Esse é o título dado a um precioso ensaio escrito pelo crítico gaúcho, AUGUSTO MEYER,  imortal da Academia Brasileira de Letras  e profundo conhecedor da obra de MACHADO DE ASSIS, em que analisa o que estava na gênese da profunda mudança pela qual passou o nosso maior romancista, cuja primeira fase é composta por romances que MEYER qualifica como “medíocres”, até chegar ao monumental livro, “Memórias Póstumas de Brás Cubas”, verdadeira obra de gênio diz MEYER:

Só quando desceu ao fundo de si mesmo, para desenganar-se, Machado conseguiu criar obra digna do seu gênio, ou se preferem, do seu demônio, o daimon que se agitava dentro dele, sem que o soubesse, ainda em estado fetal ou dormitivo, mas a contar de certo momento, já bicando a casca do ovo para sair cá fora, à luz do dia, que o sol nasce para todos …”.

Vários críticos estão  ao longo do tempo e ainda hoje a buscar a compreensão do enigma que envolve a transmudação de MACHADO a partir de “As Memórias Póstumas de Brás Cubas”. A biógrafa LUCIA MIGUEL PEREIRA é uma delas, e no livro dedicado a MACHADO há certos indícios que têm alguma consistência.

Mas parece que MEYER terá chegado mais longe nessas pistas, ao observar  que, no começo de 1880, MACHADO publicara na Revista Brasileira alguns sonetos, e dentre eles  “No Alto”, cujo começo tinha a seguinte redação, que depois foi modificada quando da publicação em livro. Está aí, segundo MEYER, o segredo da mudança. Vejamos como era a redação inicial do soneto “No Alto”, publicado em 1880 na Revista Brasileira:

O poeta chegara ao alto da montanha/

E quando ia a descer a vertente do oeste,/

Viu uma cara estranha/

Dura, terrena e má”. 

Compare o leitor a mudança feita por MACHADO nesse exato trecho de seu soneto, ao publicá-lo em livro, quando, abrandando,  em lugar  de “Viu uma cara estranha”, escreveu “Viu uma coisa estranha/ Uma figura má”, a querer esconder dos leitores que havia ali perdido “todas as ilusões sobre os homens”, fonte de seu pessimismo, como confessara a seu íntimo amigo, MÁRIO DE ALENCAR, filho de JOSÉ DE ALENCAR.

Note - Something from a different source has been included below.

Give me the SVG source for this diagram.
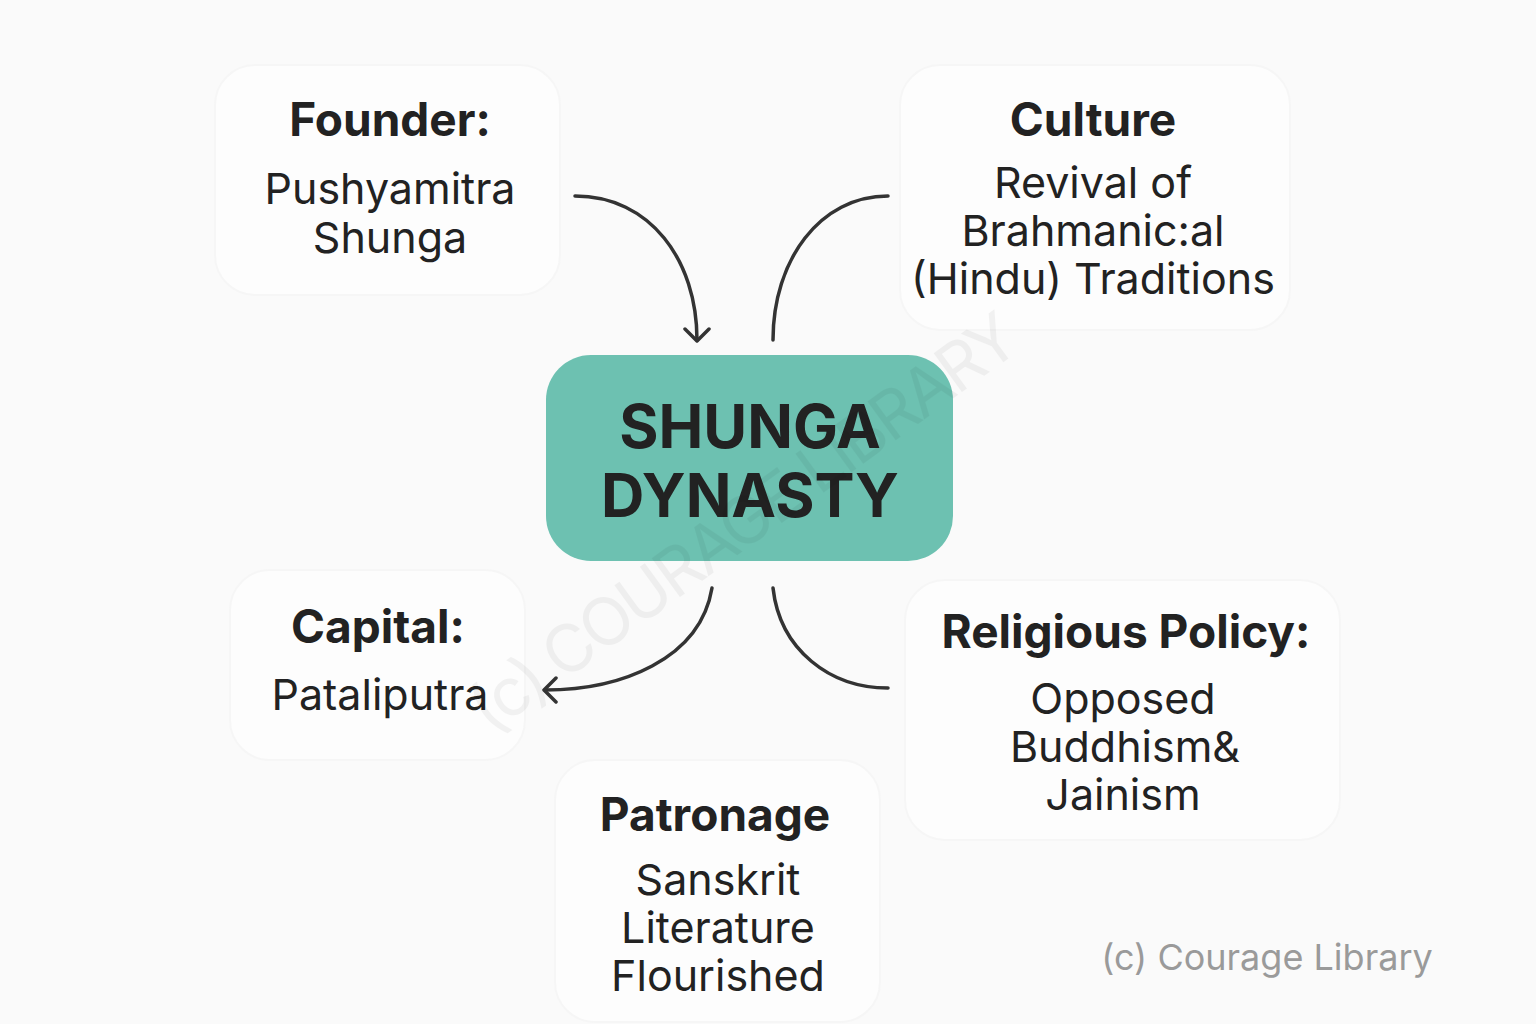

Pessimismo que, uma vez nascido no coração de MACHADO, ali permaneceu para sempre e o que, de acordo com o MEYER, explica a profunda transmutação de romances pueris como “Iaiá Garcia” em obras de gênio como “Memórias Póstumas de Brás Cubas”, as escrevendo até o final de sua final, e sobretudo em seu último livro, profundamente autobiográfico, “Memorial de Aires”.

MEYER fornece-nos ainda uma outra preciosa ferramenta pela qual podemos ler MACHADO com um proveito cada vez maior:

A melhor prova disto é que ele ganha muito em ser lido aos trechos, ou a largos intervalos de leitura, para que o esquecimento relativo ajude a sentir, não a inércia da repetição e os lados fracos, mas a graça original dos melhores momentos. Pelas mesmas razões, o conteur em Machado de Assis leva quase sempre vantagem garantida sobre o romancista, a vantagem que decorre de uma proporção exata e de um equilíbrio mais perfeito entre o impulso criador e a sua limitação intensiva (..”).

Para o leitor interessado na leitura do ensaio de AUGUSTO MEYER, poderá encontrá-lo compondo o livro publicado em setembro de 1958 pela “Revista do Livro”, em uma edição comemorativa ao cinquentenário da morte de Machado de Assis.